Singapore: Singapore expects its economic growth to be affected in the coming quarters amid the ongoing West Asia conflicts, with higher overall inflation projected in 2026, said Deputy Prime Minister Gan Kim Yong. He noted that while early data indicate the republic's economic activity remained resilient in the first quarter of 2026, supported by strong growth momentum from the fourth quarter of 2025, the ongoing global conflicts are expected to weigh on economic activity in the coming quarters.

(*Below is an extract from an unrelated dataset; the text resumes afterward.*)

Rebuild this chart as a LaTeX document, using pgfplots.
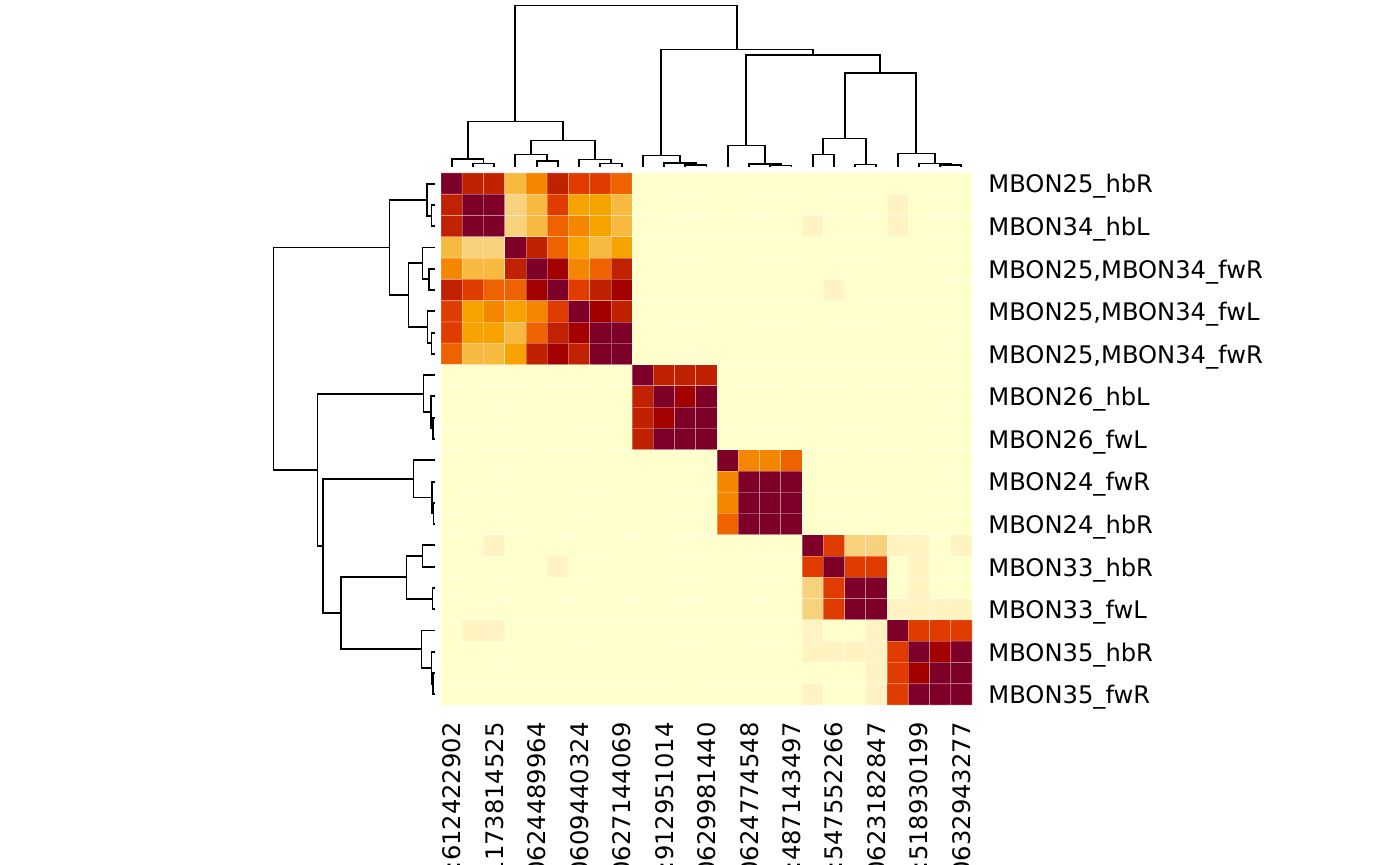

According to BERNAMA News Agency, Gan stated that in February, the Ministry of Trade and Industry had upgraded Singapore's gross domestic product (GDP) forecast for 2026 between two and four per cent. However, he warned that growth in the coming quarters is likely to be affected by the ongoing conflict. In a ministerial statement on the impact of the West Asia situation on Singapore in Parliament on Tuesday, Gan emphasized that the West Asia situation has impacted some crucial sectors in the republic, with rising global energy and commodity prices.

Gan, who also serves as Singapore's Minister for Trade and Industry, highlighted that these sectoral impacts will continue to weigh on economic activity, although the extent remains uncertain as the conflict is still unfolding. Singapore is a net energy importer, with 95 per cent of its electricity generated from natural gas, and the spike in global oil and natural gas prices will inevitably raise fuel and electricity costs for the republic.

Gan further explained that Singapore should expect a much sharper increase in the next tariff adjustment, which will fully reflect the higher cost of fuel. These cost increases are anticipated to feed through to broader inflation in Singapore. Consequently, Singapore's overall inflation for 2026 is now expected to be higher than previously projected.

In the meantime, Gan emphasized that the ongoing crisis may continue to pressure households with more expensive electricity, transport, and daily necessities. He pointed out that lower-income households will be more affected, as a larger share of their spending goes towards essentials. The Monetary Authority of Singapore (MAS) will take these developments into account in its upcoming assessment of the inflation outlook, which it will release on April 14.